I am scared to just excist, not to thrive. I am scared to merely 'be' every day. I think it comes with growing older. Seeing things differently around me. Seeing life for what it really is. Really looking for the things that really matters. People matter! My parents, my nephew, my sister, some of the people I know that I can call friends. But how many can you call friends really? Every person lie. Some lie because they dont want to hurt themselves or others. Some lie to look better in other's eyes. Some lie to scheme and hurt...but my question is why do we have to lie soo much? I really dont care where you live, what you earn, and why you cant make it. Life is about more than that. Stop lying. Stop cheating. Stop being something youre not. 

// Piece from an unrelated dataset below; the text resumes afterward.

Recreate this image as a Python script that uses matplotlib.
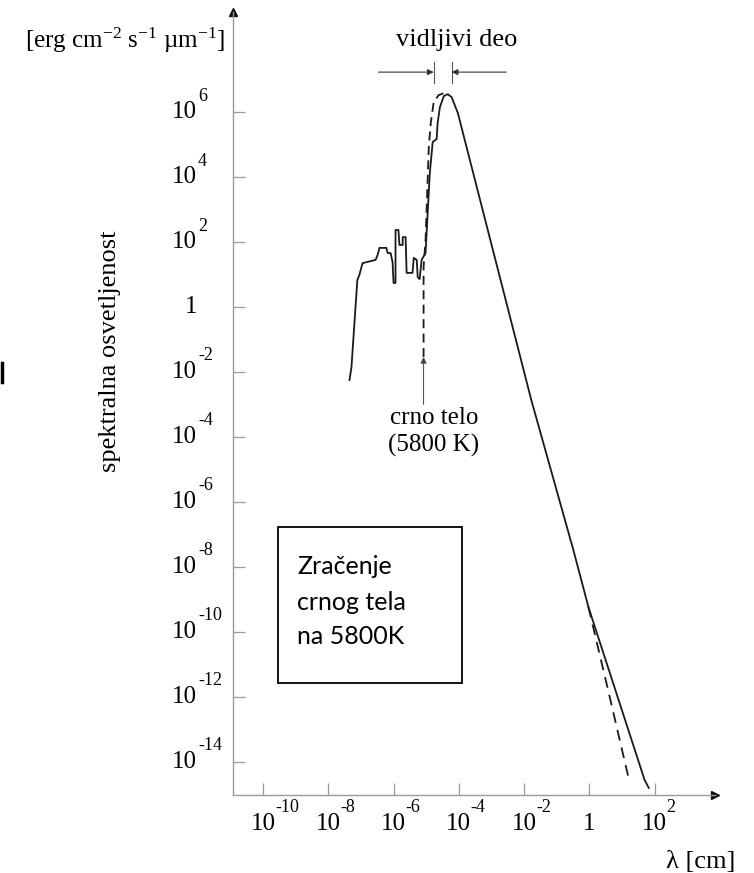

Then there is my Mom. Maybe one of the toughest, most worrisome things in my life. She stopped laughing. She stopped seeing humour and being happy. She is angry most of the time. It feels like she dislikes us. I am not saying that she does not love us. I am saying that it seems like we do nothing right. Nothing is good enough. There is strive and silent-treatment. So much unhappiness and tears and negativity. I just want her to enjoy life. Laugh. Play. Relax. Be at peace. Not to measure our family against others. There will always be better families out there. Better children. Better circumstances. Why cant we just except each other? Love each other? Why do we always have to blame each other for making mistakes or choices. It is ok to just say sorry and to move on. Why threaten to leave or to keep quiet? Lets talk about it. Lets stop blaming each other. Let us just be a family that can be happy and at peace.

I am also scared because it feels like the pain in my body is getting worse. It makes me tired and sometimes just plain frustrated. I am scared when I have this constant pain that it is damaging my body more and more. That I will become disabled. That I cant work or go places. Not to be able to function like a normal person. I know my people have days and moments where they must think I am using this as an excuse. Or that I am looking for sympathy. I am not. I try every day. I really do. I focus on not telling them how much I hurt. I try not to complain. 

We keep on blaming and saying all these people changed so much. But I know they did not change - we did. Life is changing us into the type of people we never used to like. It is not right. It is unfair. Life is a gift and we are wasting it on stupid, nitty gritty crap. We fight and blame and push away. Why cant we just be. Be thankful. Be loving. Stop judging. Stop blaming. God gave us free will. We need to make a decision to change for the better every day. Tomorrow is not promised. I tell myself that every day. Now I need to put it in practise.